Source: Soapbox Cincinnati, Kamal Kimball
As the population grows, the issue of food--from growing to distribution--becomes increasingly important. For an increasing minority of folks, the answer lies in getting back to basics--growing food in more traditional ways, and making sure it stays in the region for locals to enjoy. 10 years ago this month, Soapbox ran a piece about local food in Cincinnati. As part of our 10 year anniversary series, we examine how local food has changed in the past decade, and where it might be in the future.
According to Kristin Gangwer, Interim Executive Director of local sustainability nonprofit Green Umbrella, there is cause for optimism. “We’ve measured that number of outlets to purchase or consume local food has quadrupled since 2010.” The demand has increased, and the places to tap into local food now include everything from farmer’s markets to restaurants to “food hubs” to direct from farmer community supported agriculture CSA programs.
Traditional farmers markets continue to thrive, with upwards of 40 markets happening seven days a week throughout the region. The Central Ohio River Valley (CORV) Local Food Guide, an annual publication, highlights the markets and other sources for local food. According to CORV Producer Deborah Jordan, the guide was started in 2008 as a grassroots effort to connect community members with local growers and fresh, healthy local food. Jordan explains that the guide “went from 8 pages in the beginning to 24 today,” reflecting the explosion of interest and availability of local food in the past decade.

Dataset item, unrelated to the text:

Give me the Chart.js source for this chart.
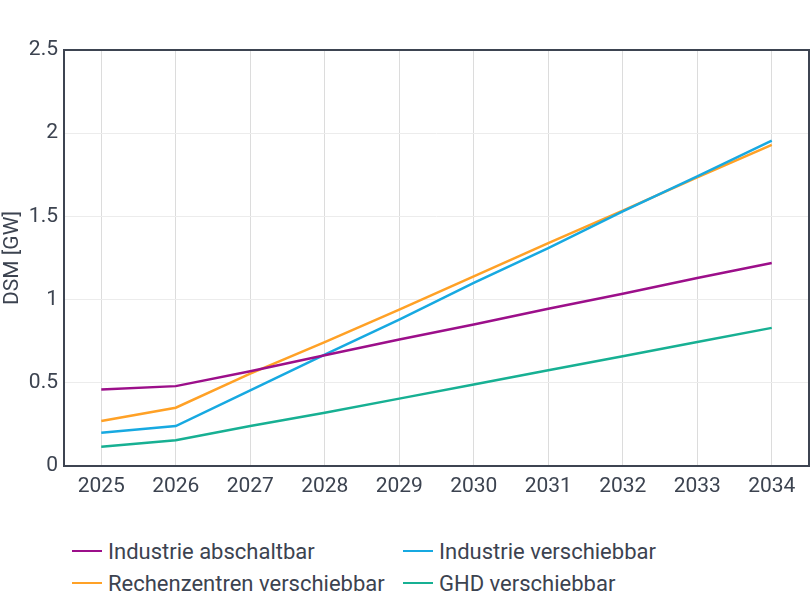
<!DOCTYPE html>
<html>
<head>
<meta charset="utf-8">
<script src="https://cdn.jsdelivr.net/npm/chart.js@4"></script>
<style>
  body { margin: 0; background: #fff; font-family: Roboto, sans-serif; color: #3c4350; }
  #wrap { position: relative; width: 811px; height: 515px; }
  #legend { position: absolute; left: 72px; top: 538px; display: grid;
            grid-template-columns: 331px 330px; row-gap: 6px; font-size: 22px; }
  .item { display: flex; align-items: center; height: 26px; }
  .swatch { width: 30px; height: 2px; margin-right: 6px; }
</style>
</head>
<body>
<div id="wrap"><canvas id="lineChart"></canvas></div>
<div id="legend"></div>
<script>
const years = ['2025', '2026', '2027', '2028', '2029', '2030', '2031', '2032', '2033', '2034'];
const industrieAbschaltbar = [0.46, 0.48, 0.57, 0.665, 0.76, 0.85, 0.945, 1.035, 1.13, 1.22];
const industrieVerschiebbar = [0.2, 0.24, 0.455, 0.67, 0.88, 1.1, 1.31, 1.53, 1.74, 1.955];
const rechenzentren = [0.27, 0.35, 0.555, 0.745, 0.94, 1.14, 1.34, 1.535, 1.735, 1.93];
const ghd = [0.115, 0.155, 0.24, 0.32, 0.405, 0.49, 0.575, 0.66, 0.745, 0.83];
const yTicks = [0, 0.5, 1, 1.5, 2, 2.5];

const textColor = '#3c4350';
const frameColor = '#3d4451';

// frame around the plot area
const framePlugin = {
  id: 'frame',
  afterDraw(chart) {
    const a = chart.chartArea;
    const c = chart.ctx;
    c.save();
    c.strokeStyle = frameColor;
    c.lineWidth = 2;
    c.strokeRect(a.left, a.top, a.right - a.left, a.bottom - a.top);
    c.restore();
  }
};

const ctx = document.getElementById('lineChart').getContext('2d');
const lineChart = new Chart(ctx, {
  type: 'line',
  data: {
    labels: years,
    datasets: [
      { label: 'Industrie abschaltbar', data: industrieAbschaltbar, borderColor: '#9c0f8a' },
      { label: 'Industrie verschiebbar', data: industrieVerschiebbar, borderColor: '#17a9e1' },
      { label: 'Rechenzentren verschiebbar', data: rechenzentren, borderColor: '#ffa126' },
      { label: 'GHD verschiebbar', data: ghd, borderColor: '#17b093' }
    ]
  },
  options: {
    responsive: true,
    maintainAspectRatio: false,
    animation: false,
    elements: {
      line: { borderWidth: 2.5, tension: 0 },
      point: { radius: 0 }
    },
    layout: { padding: { top: 50, right: 2, left: 0, bottom: 0 } },
    plugins: {
      legend: { display: false },
      tooltip: { enabled: false }
    },
    scales: {
      x: {
        offset: true,
        grid: { offset: false, color: '#dcdcdc', drawTicks: false },
        border: { display: false },
        ticks: { color: textColor, font: { family: 'Roboto', size: 21 }, padding: 8, maxRotation: 0 },
        afterFit(scale) { scale.height = 49; }
      },
      y: {
        min: 0,
        max: 2.5,
        afterBuildTicks(scale) { scale.ticks = yTicks.map(v => ({ value: v })); },
        grid: { color: '#ececec', drawTicks: false },
        border: { display: false },
        ticks: {
          color: textColor, font: { family: 'Roboto', size: 21 }, padding: 6,
          callback: function(value) { return String(value); }
        },
        title: { display: true, text: 'DSM [GW]', color: textColor, font: { family: 'Roboto', size: 21 }, padding: 0 },
        afterFit(scale) { scale.width = 64; }
      }
    }
  },
  plugins: [framePlugin]
});

// two-column legend below the chart
const legend = document.getElementById('legend');
lineChart.data.datasets.forEach(ds => {
  const item = document.createElement('div');
  item.className = 'item';
  item.innerHTML = '<span class="swatch" style="background:' + ds.borderColor + '"></span>' + ds.label;
  legend.appendChild(item);
});
</script>
</body>
</html>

Access to local food has also been helped by advances in technology. Local Food Connection, one of two “food hubs” in the region, was started in 2015 to improve access to fresh produce for families and restaurants. “Our mission is to make it more convenient for buyers to buy locally as other foods. On the supplier end, we make it more convenient for farmers to market and distribute products,” explains founder Alice Chalmers. Produce, meat, dairy, and other local products are available for purchase online. “We’re like an Amazon.com for local food. You can buy as much or as little as you want, when you want.” After placing an online order, buyers can pick up their produce at one of eight local locations.

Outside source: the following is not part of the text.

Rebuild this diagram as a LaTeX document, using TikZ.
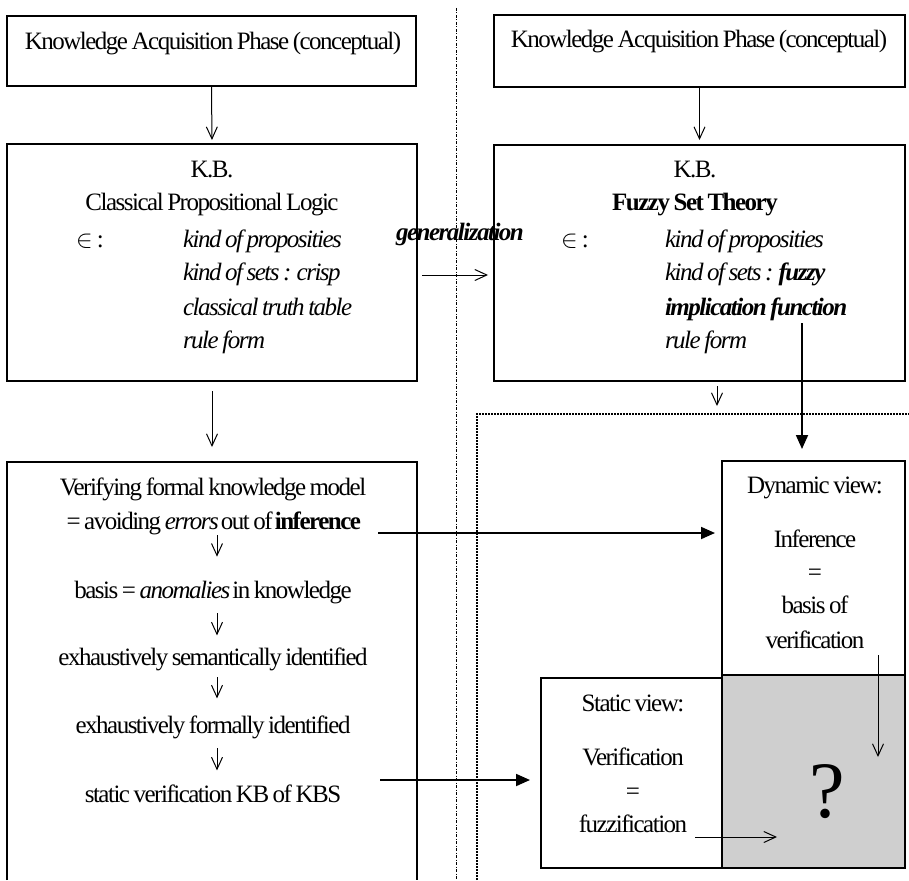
\documentclass[tikz,border=0pt]{standalone}
\usepackage{fontspec}
\setmainfont{Liberation Serif}[LetterSpace=-6, WordSpace=0.75]
\usetikzlibrary{arrows.meta}
\begin{document}
\begin{tikzpicture}[x=1pt,y=-1pt,
  txt/.style={inner sep=0pt, outer sep=0pt, anchor=base, font=\fontsize{25}{29}\selectfont},
  ltxt/.style={txt, anchor=base west},
  boxframe/.style={draw, line width=1.8pt, inner sep=0pt, outer sep=0pt, anchor=north west},
  thinarrow/.style={line width=1pt, -{Straight Barb[length=12pt,width=11pt,line width=1pt]}},
  boldarrow/.style={line width=1.8pt, -{Triangle[length=14pt,width=12pt]}},
  separator/.style={line width=1pt, dash pattern=on 3pt off 1.5pt on 1pt off 1.5pt},
  region/.style={line width=1.6pt, dash pattern=on 1.6pt off 1.4pt},
]
\fill[white] (0,0) rectangle (909,880);
\useasboundingbox (0,0) rectangle (909,880);

% column separator and dotted region of the fuzzy side
\draw[separator] (456,8) -- (456,880);
\draw[region] (477,880) |- (909,414);

% boxes
\node[boxframe, minimum width=409pt, minimum height=70pt] (hdrL) at (7,16) {};
\node[boxframe, minimum width=411pt, minimum height=72pt] (hdrR) at (494,15) {};
\node[boxframe, minimum width=410pt, minimum height=237pt] (kbL) at (7,144) {};
\node[boxframe, minimum width=411pt, minimum height=236pt] (kbR) at (494,145) {};
\draw[line width=1.8pt] (7,880) |- (417,462) -- (417,880);
\coordinate (lbN) at (212,462);
\node[boxframe, minimum width=364pt, minimum height=190pt] (stat) at (541,678) {};
\node[boxframe, fill=gray!38, minimum width=183pt, minimum height=193pt] (grey) at (722,675) {};
\node[boxframe, fill=white, minimum width=183pt, minimum height=214pt] (dyn) at (722,461) {};

% headers
\node[txt] (hdrLt) at (213,50) {Knowledge Acquisition Phase (conceptual)};
\node[txt] (hdrRt) at (699,48) {Knowledge Acquisition Phase (conceptual)};

% classical knowledge base
\node[txt] (kbLa) at (212,177) {K.B.};
\node[txt] (kbLb) at (212,210) {Classical Propositional Logic};
\node[txt] (kbLin) at (90,247) {$\in$\,:};
\node[ltxt] (kbL1) at (183,247) {\itshape kind of proposities};
\node[ltxt] (kbL2) at (183,280) {\itshape kind of sets : crisp};
\node[ltxt] (kbL3) at (183,315) {\itshape classical truth table};
\node[ltxt] (kbL4) at (183,348) {\itshape rule form};

% fuzzy knowledge base
\node[txt] (kbRa) at (695,177) {K.B.};
\node[txt] (kbRb) at (695,210) {\bfseries Fuzzy Set Theory};
\node[txt] (kbRin) at (575,247) {$\in$\,:};
\node[ltxt] (kbR1) at (665,247) {\itshape kind of proposities};
\node[ltxt] (kbR2) at (665,280) {\itshape kind of sets : \bfseries fuzzy};
\node[ltxt] (kbR3) at (665,315) {\bfseries\itshape implication function};
\node[ltxt] (kbR4) at (665,348) {\itshape rule form};

\node[txt] (gen) at (460,240) {\bfseries\itshape generalization};

% verification chain
\node[txt] (lb1) at (213,495) {Verifying formal knowledge model};
\node[txt] (lb2) at (213,529) {= avoiding \textit{errors} out of \textbf{inference}};
\node[txt] (lb3) at (213,598) {basis = \textit{anomalies} in knowledge};
\node[txt] (lb4) at (213,665) {exhaustively semantically identified};
\node[txt] (lb5) at (213,733) {exhaustively formally identified};
\node[txt] (lb6) at (213,802) {static verification KB of KBS};

% dynamic view
\node[txt] (dy1) at (815,493) {Dynamic view:};
\node[txt] (dy2) at (815,547) {Inference};
\node[txt] (dy3) at (815,580) {=};
\node[txt] (dy4) at (815,613) {basis of};
\node[txt] (dy5) at (815,648) {verification};

% static view
\node[txt] (st1) at (633,711) {Static view:};
\node[txt] (st2) at (633,765) {Verification};
\node[txt] (st3) at (633,799) {=};
\node[txt] (st4) at (633,832) {fuzzification};

\node[txt, font=\fontsize{80}{82}\selectfont] (qm) at (827,817) {?};

% connectors
\draw[thinarrow, shorten >=4pt] (hdrL.south) -- (kbL.north);
\draw[thinarrow, shorten >=5pt] (hdrR.south) -- (kbR.north);
\draw[thinarrow, shorten <=10pt, shorten >=15pt] (kbL.south) -- (lbN);
\coordinate (dotN) at (717,414);
\draw[thinarrow, shorten <=5pt, shorten >=8pt] (kbR.south -| dotN) -- (dotN);
\coordinate (genA) at (422,275);
\draw[thinarrow, shorten >=6pt] (genA) -- (genA -| kbR.west);
\coordinate (impl) at (802,323);
\draw[boldarrow, shorten >=12pt] (impl) -- (impl |- dyn.north);

\coordinate (ax) at (217,0);
\draw[thinarrow, shorten <=1pt, shorten >=24pt] (lb2.south -| ax) -- (lb3.north -| ax);
\draw[thinarrow, shorten <=10pt, shorten >=12pt] (lb3.south -| ax) -- (lb4.north -| ax);
\draw[thinarrow, shorten <=7pt, shorten >=17pt] (lb4.south -| ax) -- (lb5.north -| ax);
\draw[thinarrow, shorten <=10pt, shorten >=14pt] (lb5.south -| ax) -- (lb6.north -| ax);

\coordinate (infA) at (378,533);
\draw[boldarrow, shorten >=7pt] (infA) -- (infA -| dyn.west);
\coordinate (stA) at (380,780);
\draw[boldarrow, shorten >=11pt] (stA) -- (stA -| stat.west);

\coordinate (dynA) at (878,655);
\coordinate (dynB) at (878,757);
\draw[thinarrow] (dynA) -- (dynB);
\coordinate (fzA) at (695,837);
\coordinate (fzB) at (777,837);
\draw[thinarrow] (fzA) -- (fzB);
\end{tikzpicture}
\end{document}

Local food access has also improved through innovative programs that improve affordability for people with limited incomes. Due to governmental produce subsidizes and large chain stores driving down prices through bulk buying, consumers have become accustomed to low prices on staples such as milk and produce. For many, the price of buying local can seem prohibitive. “Food can be so cheap, people still underestimate the real cost of producing food,” said Chalmers. “There can be sticker shock on pricing.” Programs such as Produce Perks are helping to address this barrier to eating local. Produce Perks is a local nutrition incentive program that allows people who are on federal assistance such as SNAP to double their dollar at participating farmers markets. “This allows people to go to a farmer’s market and buy $5 of produce with their EBT card and get $10 of food,” explained Gangwer.

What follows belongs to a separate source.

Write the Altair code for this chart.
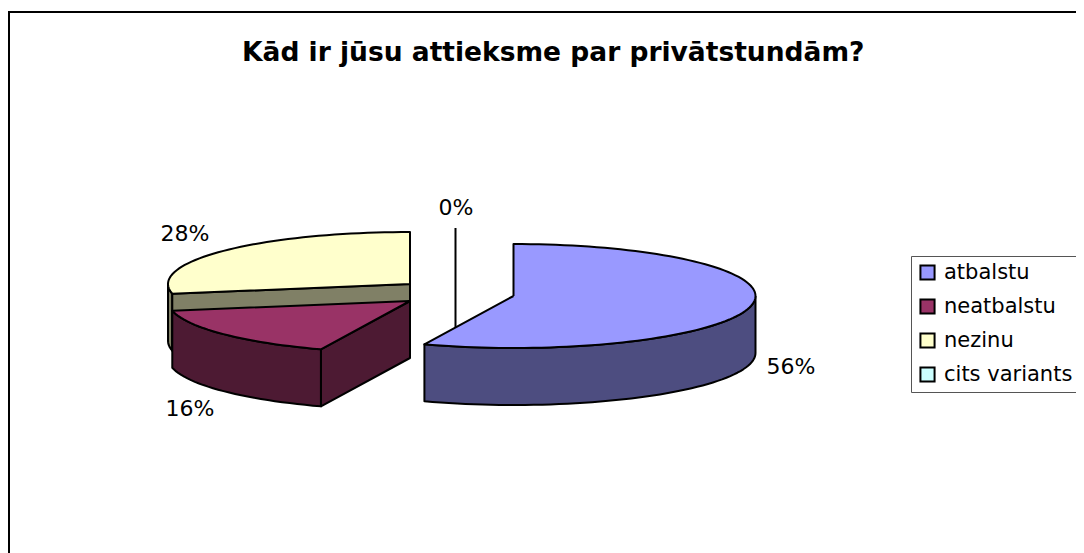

Restaurants are also getting in on the local food trend. “In the last 10 years, I think it’s become an expectation for certain types of food establishments,” said Chalmers. “If they set a higher standard for themselves, they usually try to source some products locally because there are so many benefits to that. Not just that they’re giving back, but they know they can have a level of freshness and lack of perishability because it’s been harvested within 24 hours.” Local Food Connection helps link regional farmers with restaurants in search of good local produce. “We have a [restaurant] client list of 100 that are buying locally, and this is from a price point of $8 to $28 an entree. Across the board there’s a real commitment to good food.”
On the flipside, Green Umbrella is working to reduce food waste that comes out of restaurants. Their “Save the Food Cincinnati” campaign aims to keep food from landfills through advocacy and education. “We give out awards/grants to projects and organizations who do creative work to reduce food waste,” said Gangwer. “Everything from gleaning extra produce from the fields that can be donated to the food banks to supporting organizations like La Soupe, which does food rescue projects.” Green Umbrella also has a Local Food action team, which is working on a 10% Shift campaign to encourage consumers to pledge 10% of their food budget to buying local food.
Those working in the local food scene see incremental progress happening. “Having worked in the food system for a while, I feel really positively about where things are heading,” said Gangwer. Generational shifts in values are also driving demand for local food. Access to local food has become “the expectation among millennials,” according to Chalmers.
Buying local is easier than ever, and for many it is not just important because of nutrition or health, but rather it is a decision driven by personal values. “I think it’s up to everyone that goes into a restaurant or buys food to realize that they’re making a important decision,” said Chalmers. “For some it’s a matter of survival and you have to get quantity and calories, but to the extent that you can make a choice, it impacts those around you and your environment. It’s an important act.”